COVID-19 wydaje się sprzyjać rozwojowi długotrwałych zaburzeń żołądkowo-jelitowych, w tym zespołowi jelita drażliwego – sugerują wyniki badań opublikowane w czasopiśmie „Gut”. Badania przeprowadzili naukowcy z Uniwersytetu Bolońskiego i Polikliniki św. Urszuli w Bolonii.
– Zebrane przez nas dane pokazują, że osoby, które zaraziły się COVID-19, doświadczają objawów żołądkowo-jelitowych częściej niż osoby, które nie zostały nim dotknięte – wyjaśnił Giovanni Barbara, profesor zwyczajny na Wydziale Nauk Medycznych i Chirurgicznych Uniwersytetu w Bolonii i koordynator badania. – Biorąc pod uwagę ogromne rozprzestrzenianie się COVID-19 na całym świecie, powinniśmy zatem spodziewać się wzrostu liczby diagnoz związanych z zaburzeniami interakcji jelitowo-mózgowych – dodawał.
Wiadomo, że infekcje wirusowe mogą wpływać na układ pokarmowy, a zwłaszcza sprzyjać rozwojowi zespołu jelita drażliwego. Zespół ten ma zwykle charakter przewlekły i charakteryzuje się szeregiem zaburzeń jelitowych wpływających na okrężnicę, w tym zmienioną motoryką jelit, wzdęciami i skurczami brzucha. Do tej pory nie było jednak jasne, czy zakażenie koronawirusem również może prowadzić do takich konsekwencji.
CZĘSTOTLIWOŚĆ WYSTĘPOWANIA OBJAWÓW
Następnie naukowcy przeprowadzili prospektywne badanie w celu oceny częstości występowania objawów żołądkowo-jelitowych i zaburzeń interakcji jelitowo-mózgowych u pacjentów hospitalizowanych z powodu zakażenia wirusem SARS-CoV-2. W badaniu wzięło udział 2183 pacjentów hospitalizowanych w 36 ośrodkach w 14 krajach: Włoszech, Bangladeszu, Egipcie, Izraelu, Indiach, Macedonii, Malezji, Rumunii, Federacji Rosyjskiej, Serbii, Hiszpanii, Szwecji, Turcji i na Cyprze. Pacjenci, którzy zachorowali na COVID-19, byli oceniani przy przyjęciu do szpitala, a następnie obserwowano ich przez kolejne 12 miesięcy, porównując z osobami niezarażonymi koronawirusem.
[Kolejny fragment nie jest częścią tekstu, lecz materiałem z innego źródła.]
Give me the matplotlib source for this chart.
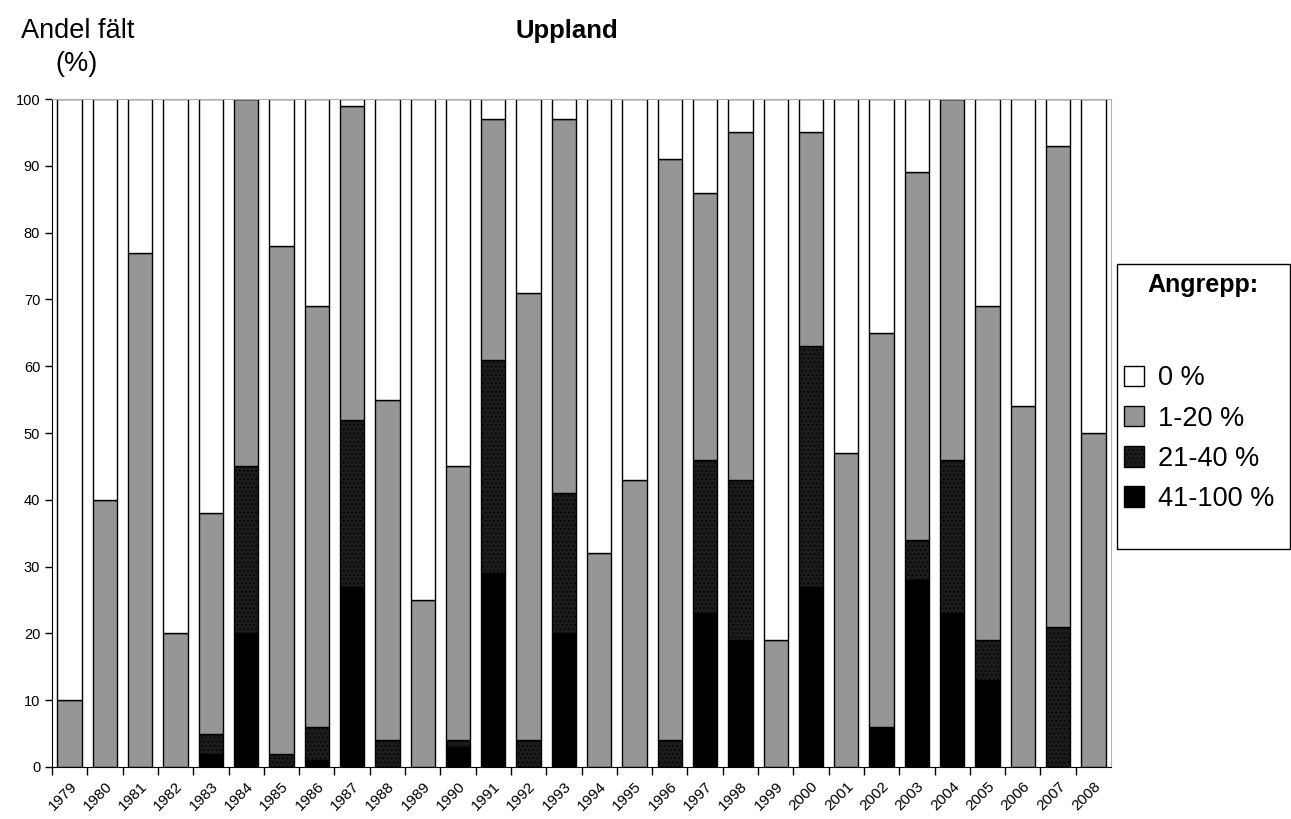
import matplotlib.pyplot as plt
import matplotlib
from matplotlib.patches import Rectangle, Patch
import numpy as np

matplotlib.rcParams["font.family"] = ["Liberation Sans", "DejaVu Sans"]
matplotlib.rcParams["hatch.color"] = "#555555"
matplotlib.rcParams["hatch.linewidth"] = 0.6

years = list(range(1979, 2009))
# share of fields (%) per attack class
severe = [0, 0, 0, 0, 2, 20, 0, 1, 27, 0, 0, 3, 29, 0, 20,
          0, 0, 0, 23, 19, 0, 27, 0, 6, 28, 23, 13, 0, 0, 0]       # 41-100 %
medium = [0, 0, 0, 0, 3, 25, 2, 5, 25, 4, 0, 1, 32, 4, 21,
          0, 0, 4, 23, 24, 0, 36, 0, 0, 6, 23, 6, 0, 21, 0]        # 21-40 %
light = [10, 40, 77, 20, 33, 55, 76, 63, 47, 51, 25, 41, 36, 67, 56,
         32, 43, 87, 40, 52, 19, 32, 47, 59, 55, 54, 50, 54, 72, 50]  # 1-20 %
labels = ["0 %", "1-20 %", "21-40 %", "41-100 %"]

severe = np.array(severe)
medium = np.array(medium)
light = np.array(light)
none = 100 - severe - medium - light

fig = plt.figure(figsize=(12.91, 8.19), dpi=100)
ax = fig.add_axes([0.0403, 0.0635, 0.8203, 0.8156])

x = np.arange(len(years))
w = 0.69
kw = dict(width=w, edgecolor="black", linewidth=1.0)
ax.bar(x, severe, color="black", **kw)
ax.bar(x, medium, bottom=severe, color="#1c1c1c", hatch="....", **kw)
ax.bar(x, light, bottom=severe + medium, color="#969696", **kw)
ax.bar(x, none, bottom=severe + medium + light, color="white", **kw)

ax.set_xlim(-0.5, len(years) - 0.5)
ax.set_ylim(0, 100)
ax.set_yticks(range(0, 101, 10))
ax.tick_params(axis="y", labelsize=10.5, length=5, width=1)
ax.set_xticks(x - 0.5, minor=False)
ax.set_xticklabels([])
ax.set_xticks(x, minor=True)
ax.set_xticklabels([str(y) for y in years], minor=True, rotation=45,
                   ha="right", rotation_mode="anchor", fontsize=11)
ax.tick_params(axis="x", which="major", length=6, width=1)
ax.tick_params(axis="x", which="minor", length=0, pad=9)

for s in ["top", "right"]:
    ax.spines[s].set_color("#b0b0b0")
for s in ["left", "bottom"]:
    ax.spines[s].set_color("black")

fig.text(0.439, 0.962, "Uppland", fontsize=18.5, fontweight="bold",
         ha="center", va="center")
fig.text(0.060, 0.962, "Andel fält", fontsize=19.5, ha="center", va="center")
fig.text(0.059, 0.922, "(%)", fontsize=19.5, ha="center", va="center")

# legend frame
fig.patches.append(Rectangle((0.8652, 0.3297), 0.1340, 0.348,
                             transform=fig.transFigure, fill=False,
                             edgecolor="black", linewidth=1.0))
fig.text(0.932, 0.652, "Angrepp:", fontsize=18, fontweight="bold",
         ha="center", va="center")
handles = [Patch(facecolor="white", edgecolor="black"),
           Patch(facecolor="#969696", edgecolor="black"),
           Patch(facecolor="#1c1c1c", edgecolor="black", hatch="...."),
           Patch(facecolor="black", edgecolor="black")]
fig.legend(handles, labels, loc="upper left", bbox_to_anchor=(0.862, 0.567),
           frameon=False, fontsize=19.5, handlelength=0.75, handleheight=0.8,
           handletextpad=0.5, labelspacing=0.52, borderaxespad=0)

fig.savefig("out.png", dpi=100, facecolor="white")
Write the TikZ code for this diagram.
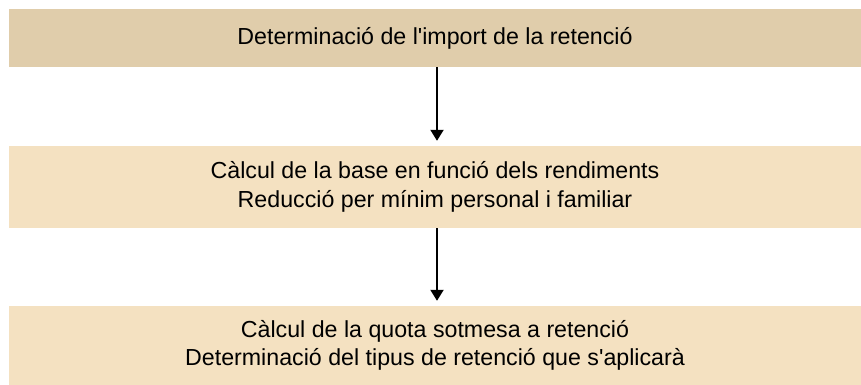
\documentclass[tikz,border=0pt]{standalone}
\usepackage{fontspec}
\setmainfont{Liberation Sans}
\usetikzlibrary{arrows.meta}

\definecolor{darkbeige}{RGB}{224,205,171}
\definecolor{lightbeige}{RGB}{244,225,193}

\tikzset{
  stepbox/.style={inner sep=0pt, minimum width=852pt, align=center,
    font=\fontsize{23.2}{28.3}\selectfont},
  flowarrow/.style={line width=2pt, shorten >=5pt,
    -{Triangle[width=13pt,length=11pt]}}
}

\begin{document}
\begin{tikzpicture}[x=1pt,y=1pt,yscale=-1]
    \useasboundingbox (0,0) rectangle (861,385);

    %Shape: Rectangle (header)
    \node [stepbox, fill=darkbeige, minimum height=58pt] (import) at (435,38)
      {Determinació de l\textquotesingle import de la retenció};

    %Shape: Rectangle (base)
    \node [stepbox, fill=lightbeige, minimum height=82pt] (base) at (435,187)
      {Càlcul de la base en funció dels rendiments\\
       Reducció per mínim personal i familiar};

    %Shape: Rectangle (quota)
    \node [stepbox, fill=lightbeige, minimum height=79pt] (quota) at (435,345.5)
      {Càlcul de la quota sotmesa a retenció\\
       Determinació del tipus de retenció que s\textquotesingle aplicarà};

    %Straight Lines
    \draw [flowarrow] ([xshift=2pt]import.south) -- ([xshift=2pt]base.north);
    %Straight Lines
    \draw [flowarrow] ([xshift=2pt]base.south) -- ([xshift=2pt]quota.north);

\end{tikzpicture}
\end{document}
Jak wykazała analiza danych, pacjenci hospitalizowani z powodu COVID-19 częściej zgłaszali obecność objawów żołądkowo-jelitowych (59,3 proc.) niż grupa kontrolna (39,7 proc.). Częściej pojawiały się też nowe rozpoznania zespołu jelita drażliwego, które wiązano ze współistnieniem alergii, trudnościami w oddychaniu podczas hospitalizacji z powodu COVID-19 oraz przewlekłym przyjmowaniem inhibitorów pompy protonowej (leków blokujących produkcję kwasu w żołądku). Po 6 i 12 miesiącach od hospitalizacji osoby z COVID-19 zgłaszały również wyższy poziom lęku i depresji.
– Wiemy, że wirus SARS-CoV-2 może również infekować przewód pokarmowy, co potwierdza możliwość, że COVID-19 może prowadzić do rozwoju zespołu jelita drażliwego – wskazał Giovanni Marasco z Zakładu Nauk Chirurgicznych na Uniwersytecie w Bolonii i pierwszy autor badania. – Ślady koronawirusa znaleziono w jelicie cienkim nawet sześć miesięcy po zakażeniu: pozwala to sądzić, że przedłużający się stan zapalny i aktywacja układu odpornościowego mogą prowadzić do rozwoju obserwowanych objawów żołądkowo-jelitowych – wyjaśniał.